Whatever premier jitters Steve might have had when he entered the event on Friday must have been erased by Sunday after his truck was selected for a Builder’s Choice award by none other than hot rod builder Bobby Alloway.
Building the ’54 was a one-year job, but finding the right truck took several. Steve says he always loved the body style of the ’54 and was searching for one to fix up when he heard about this one through a friend. The overall condition was nothing special, except for the interior. The interior was rough. But it had potential.
Early on in the project, Steve was having a tire rub problem, so he took the truck to Big Oak Garage in Hokes Bluff, for some help. After meeting Jimmy and Will Posey at Big Oak Garage and seeing some of their current projects, he figured they could probably help him with a little more than eliminating the tire rub. In this case, “a little more” meant a total buildup of the pickup.
Delivering the truck to Big Oak Garage was like flipping a switch. As soon as the ’54 got there, ideas started bouncing off the walls. “Keeping the Big Oak Garage crew under control was the biggest challenge of the build,” Steve laughs.
Steve told us that the entire shop got involved in the build. The sheetmetal was shaved and a one-piece hood was added by Joseph Smith. The rechromed grille, bumpers, headlight rings, and door handles remain, but trim and emblems disappeared.
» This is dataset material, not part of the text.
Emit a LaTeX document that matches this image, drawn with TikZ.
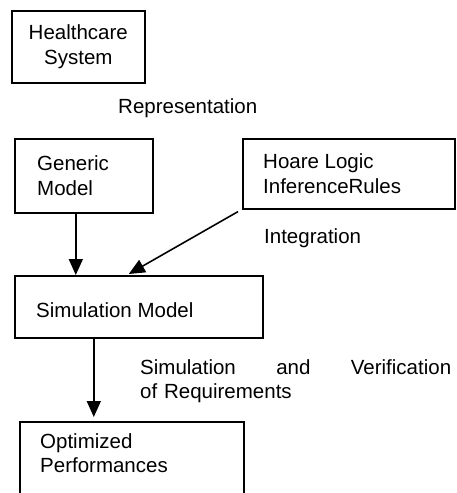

The bed was customized with wheeltubs and a relocated fuel door. Jason Latham, at Big Oak Garage, did a lot of work to the bed, which was raised 2 inches and redone with zebrawood from Bed Wood and Parts. Some custom tint was added to the wood clear “to make it pop,” as Steve described it.
The once-rough interior received a lot of attention during the buildup, but nothing that takes away from the simplicity of the whole truck. The stock dash was modified with body-color paint and custom billet knobs, and Auto Meter gauges take the place of the factory instruments. The Budnik steering wheel is mounted on a Flaming River tilt shifter column, connected to a Flaming River rack at the opposite end. The shifter handle itself is a custom piece built at Big Oak Garage. The ’54 traveled to Holly Pond, Alabama, where Wayne and Pam McGriff at M&M Hot Rod Interiors upholstered the custom bench and door panel with two-tone leather. Aftermarket handles and pedals complete the interior transformation.
What you can’t see, you can hear. The truck is now equipped with an Alpine stereo with a Memphis amplifier and speakers installed at Sound Decision in Greenville, Tennessee. Air conditioning is provided by a Vintage Air unit with a Sanden compressor underhood. Will Posey, at Big Oak Garage, installed the wiring.